As a designer, my main concern is not to advise people on what to collect but to help them display it properly. If the items are small -- such as toy soldiers, seashells or boxes -- it's best to protect them from an indelicate hand. Collector tables, which have a shelf under a see-through glass surface, will make small objects look important while keeping them safe. Only pieces intended to be seen from above should be displayed in this manner, however. Toy soldiers, for example, which should be viewed at eye level, are better placed inside a glass-front cabinet, either free-standing or wall-hung.

Large items, like baskets and ceramic pots, ought to be arranged in a way that honors their beauty as individual objects as well as parts of a collection. I often see two or three lovely baskets or pots scattered around a room, usually containing plants. They would look better, in most cases, if grouped together as a collection rather than left isolated as utilitarian objects.

Proper lighting is an essential component of any collection. It may even be the most important element, since lighting determines whether a collection will enhance a room's design or fade forlornly into the background. Objects hung on a wall or placed on pedestals need to be illuminated by track lighting with combinations of fixtures that throw both wide and narrow beams. This will allow the novice to experiment with various possibilities, while providing flexibility as the collection grows and changes.

For items on shelves, the best viewing comes with low-voltage strip lighting placed on the shelves above the objects. Please note, however, that glass shelving cannot be lit in this way. In those instances, light should be cast down directly on the pieces from above the case. But remember, too, that only smaller objects should be displayed on the top glass shelf, or else the items underneath will be shrouded in shadows.

The photo shows a simple collection that is appropriately displayed in a straightforward way. Lyn Peterson of Motif Designs lined up her birdhouses on a deep shelf under a series of windows that creates an outdoor setting. The light streaming in from behind the birdhouses silhouettes their shapes, thus enhancing their sculptural quality. What's more, the appearance the objects changes as the day progresses.

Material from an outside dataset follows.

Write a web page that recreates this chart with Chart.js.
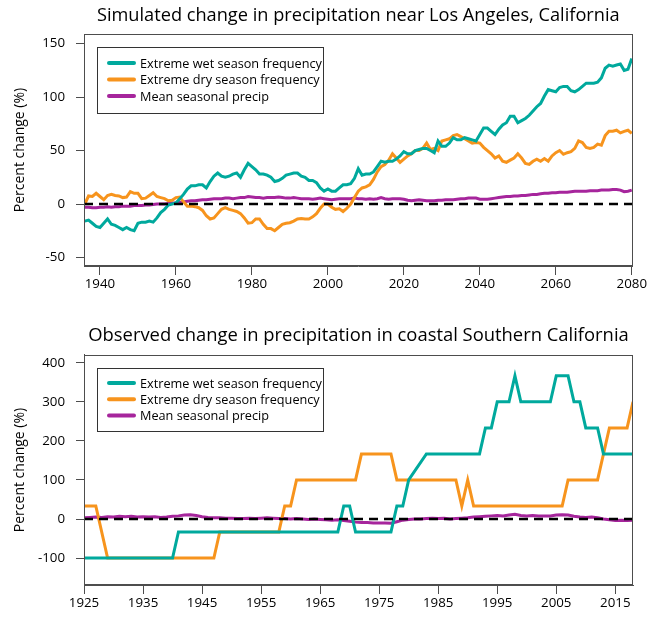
<!DOCTYPE html>
<html>
<head>
<meta charset="utf-8">
<script src="https://cdn.jsdelivr.net/npm/chart.js@4.4.0/dist/chart.umd.min.js"></script>
<style>
  body { margin: 0; background: #fff; }
  #simBox { position: absolute; left: 0; top: 0; }
  #obsBox { position: absolute; left: 0; top: 308px; }
</style>
</head>
<body>
<div id="simBox"><canvas id="simChart" width="648" height="308"></canvas></div>
<div id="obsBox"><canvas id="obsChart" width="648" height="309"></canvas></div>
<script>
// ---- simulated (top panel), one value per year from 1936 to 2080
const simStartYear = 1936;
const simWet = [
  -16, -15, -18, -21,
  -22, -18, -14, -19, -20, -22, -24, -22, -24, -25,
  -18, -17, -17, -16, -17, -13, -8, -5, -1, 0,
  1, 5, 9, 14, 17, 17, 18, 18, 15, 21,
  26, 29, 26, 25, 26, 28, 29, 25, 32, 38,
  35, 32, 28, 28, 27, 25, 21, 22, 24, 27,
  28, 29, 29, 26, 25, 22, 22, 20, 15, 12,
  14, 12, 12, 15, 18, 18, 19, 24, 33, 27,
  28, 28, 30, 35, 40, 39, 40, 40, 42, 45,
  49, 47, 47, 50, 51, 52, 52, 50, 48, 59,
  54, 54, 57, 62, 60, 60, 62, 61, 60, 59,
  65, 71, 71, 68, 65, 70, 74, 76, 82, 82,
  76, 78, 80, 83, 87, 91, 94, 101, 107, 106,
  105, 109, 110, 110, 106, 105, 107, 110, 113, 113,
  113, 114, 118, 127, 130, 129, 130, 131, 125, 126,
  136
];
const simDry = [
  0, 7.5, 7, 10,
  7, 4, 8, 9, 8, 7.5, 6, 6.5, 11.5, 10,
  10, 5, 5.5, 8, 10.5, 7, 6, 5, 3, 3.5,
  6, 6.5, 2, -2, -2, -2.5, -3.5, -6, -11, -14,
  -13, -9, -5, -3.5, -5, -6, -7, -9, -13, -18,
  -17.5, -14, -14, -19, -23, -23, -25, -22, -19, -18,
  -17.5, -16, -14, -13.5, -14, -14, -12, -9, -4, 0,
  0, -3, -5, -4.5, -7, -4, 0, 6, 12, 15,
  16, 18, 23, 30, 35, 37, 41, 47, 43, 39,
  42, 45, 47, 50, 50, 52, 57, 51, 52, 50,
  59, 60, 61, 64, 65, 63, 61, 59, 57, 57.5,
  57, 53, 50, 47, 43, 45, 40, 39, 41, 43,
  47, 43, 38, 37, 40, 42, 40, 42.5, 40, 45,
  48, 50, 46.5, 48, 49, 52, 59, 57.5, 53, 52,
  53, 56, 55, 64, 68, 68, 69, 66.5, 68, 69,
  66
];
const simMean = [
  -3, -3, -3.5, -3.5,
  -3, -3, -2.5, -3, -2.5, -2.5, -2, -2, -2, -1.5,
  -1.5, -1.5, -1, -1, -0.5, 0, 0, 0, 0.5, 1,
  1, 1.5, 2, 2.5, 3, 3, 3.5, 4, 4, 4.5,
  5, 5, 5, 5.5, 5.5, 5, 5.5, 6, 6, 7,
  6.5, 6, 6, 5.5, 6, 6, 6, 6.5, 6, 5.5,
  5.5, 6, 5.5, 5, 5, 5, 4.5, 5, 5.5, 5,
  4.5, 4, 4.5, 5, 5, 5, 5, 5.5, 5, 5,
  4.5, 5, 4.5, 5, 6, 5, 4.5, 5, 5, 5,
  4.5, 3.5, 3, 3.5, 4, 3.5, 3, 3, 3, 3.5,
  3.5, 4, 4, 4, 4.5, 5, 5, 5.5, 5.5, 5.5,
  4.5, 4.5, 4.5, 5, 5.5, 6, 6.5, 7, 7, 7.5,
  7.5, 8, 8, 8.5, 9, 9, 9.5, 10, 10, 10.5,
  10.5, 11, 11, 11, 11.5, 12, 12, 12, 12, 12.5,
  12.5, 12.5, 13, 13, 13, 13.5, 13.5, 13, 11.5, 12,
  13
];
const simXTicks = [1940, 1960, 1980, 2000, 2020, 2040, 2060, 2080];
const simYTicks = [-50, 0, 50, 100, 150];

// ---- observed (bottom panel)
const obsWetYears = [1925, 1940, 1941, 1968, 1969, 1970, 1971, 1977, 1978, 1979, 1980, 1983, 1992, 1993,
  1994, 1995, 1997, 1998, 1999, 2004, 2005, 2007, 2008, 2009, 2010, 2012, 2013, 2018];
const obsWetValues = [-100, -100, -33.3, -33.3, 33.3, 33.3, -33.3, -33.3, 33.3, 33.3, 100, 166.7, 166.7, 233.3,
  233.3, 300, 300, 366.7, 300, 300, 366.7, 366.7, 300, 300, 233.3, 233.3, 166.7, 166.7];
const obsDryYears = [1925, 1927, 1929, 1947, 1948, 1958, 1959, 1960, 1961, 1971, 1972, 1977, 1978, 1988,
  1989, 1990, 1991, 2006, 2007, 2012, 2014, 2017, 2018];
const obsDryValues = [33.3, 33.3, -100, -100, -33.3, -33.3, 33.3, 33.3, 100, 100, 166.7, 166.7, 100, 100,
  33.3, 100, 33.3, 33.3, 100, 100, 233.3, 233.3, 300];
const obsMeanStart = 1925;
const obsMean = [
  3, 4, 5, 4, 6,
  5, 7, 6, 7, 5, 6, 5, 6, 4, 5,
  7, 8, 10, 11, 9, 6, 4, 3, 3, 2,
  2, 1, 1, 2, 1, 2, 3, 2, 1, 1,
  0, 1, 0, -1, 0, -1, -2, -3, -2, -4,
  -6, -8, -9, -9, -10, -10, -10, -11, -7, -3,
  -1, 0, 0, 1, 2, 1, 2, 0, 1, 2,
  3, 5, 6, 7, 8, 9, 8, 10, 12, 9,
  8, 9, 8, 8, 8, 10, 11, 10, 7, 5,
  4, 5, 3, 0, -2, -4, -3, -4, -3
];
const obsXTicks = [1925, 1935, 1945, 1955, 1965, 1975, 1985, 1995, 2005, 2015];
const obsYTicks = [-100, 0, 100, 200, 300, 400];

const labelWet = "Extreme wet season frequency";
const labelDry = "Extreme dry season frequency";
const labelMean = "Mean seasonal precip";

const tealColor = "#00A99D";
const orangeColor = "#F7941D";
const purpleColor = "#A6259C";
const axisColor = "#4d4d4d";

Chart.defaults.font.family = "'Open Sans', sans-serif";
Chart.defaults.color = "#000";

function yearly(start, values) {
  return values.map((v, i) => ({ x: start + i, y: v }));
}
function pairs(xs, ys) {
  return xs.map((x, i) => ({ x: x, y: ys[i] }));
}

// dashed zero line, box around plot, legend box
const zeroLine = {
  id: "zeroLine",
  afterDatasetsDraw(chart) {
    const { ctx, chartArea } = chart;
    const y = Math.round(chart.scales.y.getPixelForValue(0));
    ctx.save();
    ctx.strokeStyle = "#000";
    ctx.lineWidth = 2.5;
    ctx.setLineDash([9, 6]);
    ctx.beginPath();
    ctx.moveTo(chartArea.left, y);
    ctx.lineTo(chartArea.right, y);
    ctx.stroke();
    ctx.restore();
  }
};

const frame = {
  id: "frame",
  afterDraw(chart) {
    const { ctx, chartArea } = chart;
    ctx.save();
    ctx.strokeStyle = axisColor;
    ctx.lineWidth = 1;
    ctx.strokeRect(Math.round(chartArea.left) + 0.5, Math.round(chartArea.top) + 0.5,
      Math.round(chartArea.right - chartArea.left) - 1, Math.round(chartArea.bottom - chartArea.top) - 1);
    ctx.restore();
  }
};

const legendBox = {
  id: "legendBox",
  afterDraw(chart, args, opts) {
    const { ctx, chartArea } = chart;
    const x0 = Math.round(chartArea.left + opts.dx);
    const y0 = Math.round(chartArea.top + opts.dy);
    ctx.save();
    ctx.fillStyle = "#fff";
    ctx.fillRect(x0, y0, opts.w, opts.h);
    ctx.strokeStyle = "#333";
    ctx.lineWidth = 1;
    ctx.strokeRect(x0 + 0.5, y0 + 0.5, opts.w, opts.h);
    ctx.font = "12.7px 'Open Sans', sans-serif";
    ctx.textBaseline = "middle";
    chart.data.datasets.forEach((ds, i) => {
      const y = y0 + opts.first + i * opts.gap;
      ctx.strokeStyle = ds.borderColor;
      ctx.lineWidth = 4;
      ctx.lineCap = "round";
      ctx.beginPath();
      ctx.moveTo(x0 + 12, y);
      ctx.lineTo(x0 + 37, y);
      ctx.stroke();
      ctx.fillStyle = "#000";
      ctx.fillText(ds.label, x0 + 43, y + 1);
    });
    ctx.restore();
  }
};

function makeScales(xmin, xmax, xticks, ymin, ymax, yticks, xHeight) {
  return {
    x: {
      type: "linear",
      min: xmin,
      max: xmax,
      afterBuildTicks: (s) => { s.ticks = xticks.map((v) => ({ value: v })); },
      afterFit: (s) => { s.height = xHeight; },
      grid: { drawOnChartArea: false, drawTicks: true, tickLength: 9, color: axisColor },
      border: { display: true, color: axisColor },
      ticks: { font: { size: 13.3 }, padding: 1, maxRotation: 0, autoSkip: false, callback: (v) => String(v) }
    },
    y: {
      type: "linear",
      min: ymin,
      max: ymax,
      afterBuildTicks: (s) => { s.ticks = yticks.map((v) => ({ value: v })); },
      afterFit: (s) => { s.width = 84; },
      grid: { drawOnChartArea: false, drawTicks: true, tickLength: 8, color: axisColor },
      border: { display: true, color: axisColor },
      title: { display: true, text: "Percent change (%)", font: { size: 14 }, padding: { top: 12, bottom: 0 } },
      ticks: { font: { size: 13.3 }, padding: 11, autoSkip: false, callback: (v) => String(v) }
    }
  };
}

function lineSet(label, data, color) {
  return { label: label, data: data, borderColor: color, backgroundColor: color,
    borderWidth: 3, pointRadius: 0, tension: 0, fill: false };
}

const simChart = new Chart(document.getElementById("simChart"), {
  type: "line",
  data: {
    datasets: [
      lineSet(labelWet, yearly(simStartYear, simWet), tealColor),
      lineSet(labelDry, yearly(simStartYear, simDry), orangeColor),
      lineSet(labelMean, yearly(simStartYear, simMean), purpleColor)
    ]
  },
  options: {
    responsive: false,
    animation: false,
    layout: { padding: { left: 0, right: 15, top: 0, bottom: 0 } },
    scales: makeScales(1935.8, 2080.2, simXTicks, -58, 159, simYTicks, 42),
    plugins: {
      legend: { display: false },
      tooltip: { enabled: false },
      title: { display: true, fullSize: false, text: "Simulated change in precipitation near Los Angeles, California",
        font: { size: 18.2, weight: "normal" }, padding: { top: 5, bottom: 7.2 } },
      legendBox: { dx: 13, dy: 13, w: 226, h: 66, first: 16, gap: 16.5 }
    }
  },
  plugins: [zeroLine, frame, legendBox]
});

const obsChart = new Chart(document.getElementById("obsChart"), {
  type: "line",
  data: {
    datasets: [
      lineSet(labelWet, pairs(obsWetYears, obsWetValues), tealColor),
      lineSet(labelDry, pairs(obsDryYears, obsDryValues), orangeColor),
      lineSet(labelMean, yearly(obsMeanStart, obsMean), purpleColor)
    ]
  },
  options: {
    responsive: false,
    animation: false,
    layout: { padding: { left: 0, right: 15, top: 0, bottom: 0 } },
    scales: makeScales(1925, 2018, obsXTicks, -169, 420, obsYTicks, 32),
    plugins: {
      legend: { display: false },
      tooltip: { enabled: false },
      title: { display: true, fullSize: false, text: "Observed change in precipitation in coastal Southern California",
        font: { size: 18.4, weight: "normal" }, padding: { top: 17, bottom: 7.9 } },
      legendBox: { dx: 13, dy: 13, w: 226, h: 63, first: 15, gap: 16.3 }
    }
  },
  plugins: [zeroLine, frame, legendBox]
});
</script>
</body>
</html>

This collection, Ms. Peterson explains, symbolically expresses her attachment to the concept of home, while also enabling her to indulge in architectural fantasies.

My basic advice for anyone thinking of starting a collection is to concentrate on pieces that are personally meaningful, affordable and able to be properly displayed in the home. These guidelines don't apply, of course, to the secret collector who likes to squirrel away goodies. But that's another story.